Balance Hardware Components
It is very important to balance all of the hardware components properly; in other words the goal is to keep all of the equipment roughly evenly loaded to minimize cost and maximize utilization (within reason).
For example, you don't want a 10 Gb Ethernet network to handle all of your iSCSI needs paired with a low-end iSCSI device that can't connect at 10 Gb, or an iSCSI array that can't push data effectively at 10 Gb. In this case, it would be better to save some money on the networking equipment and put it into better storage.
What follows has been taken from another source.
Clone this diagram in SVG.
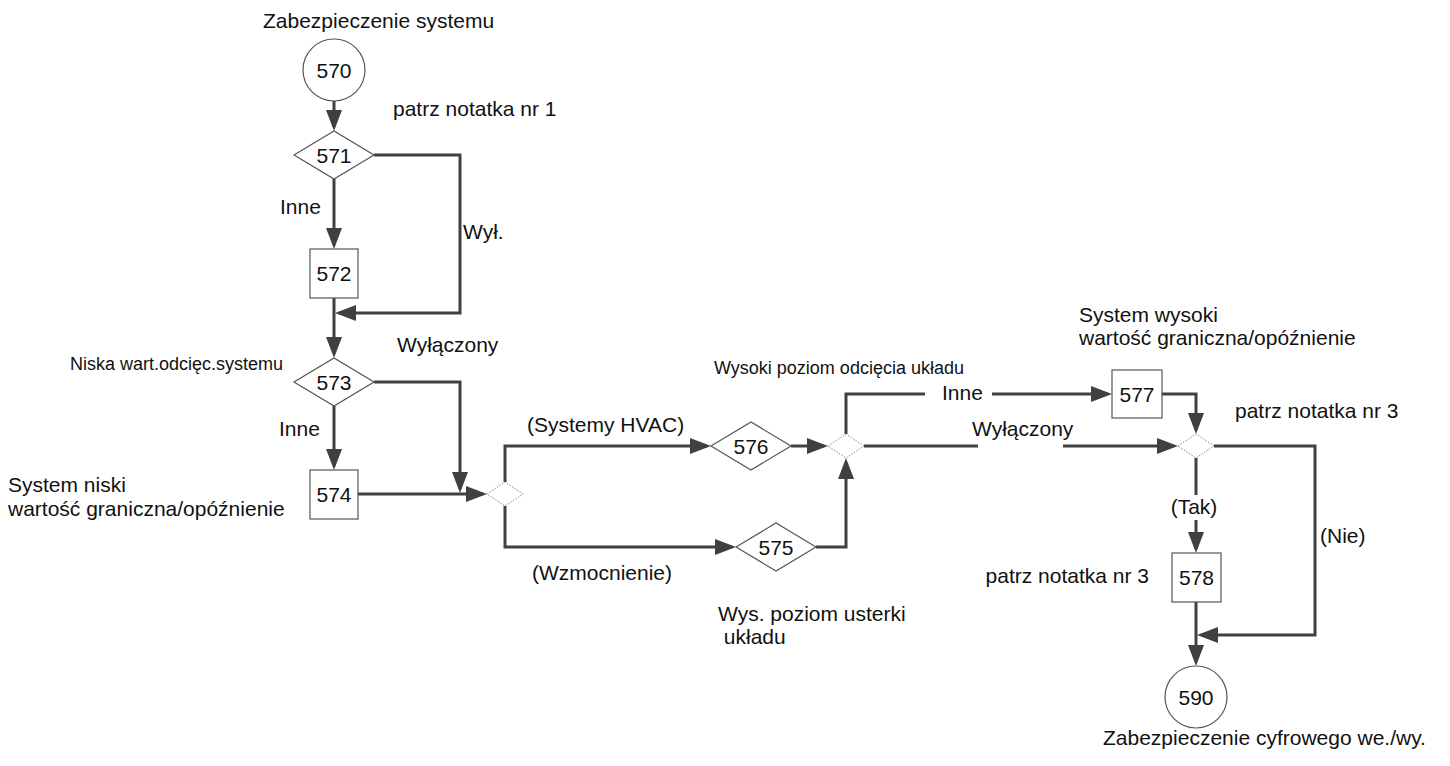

Likewise, on the CPU and memory side, the goal is to be balanced as well; in other words enough RAM to run all of the applications and keep the CPUs fairly busy (averaging 60% to 75% is fairly normal). If there is a lot more RAM that the CPUs can effectively use (for example, CPU-intensive tasks that require modest amounts of memory), the extra RAM is wasted. On the other hand, if you have many machines that are not CPU-intensive and they all run on the same host, you may exhaust the RAM available, causing lots of swapping to disk, drastically reducing performance.
The challenges of trying to balance everything well, while at the same time leaving some resources available to handle outages (both planned and unplanned) and future growth can be somewhat daunting. This is why planning is so important.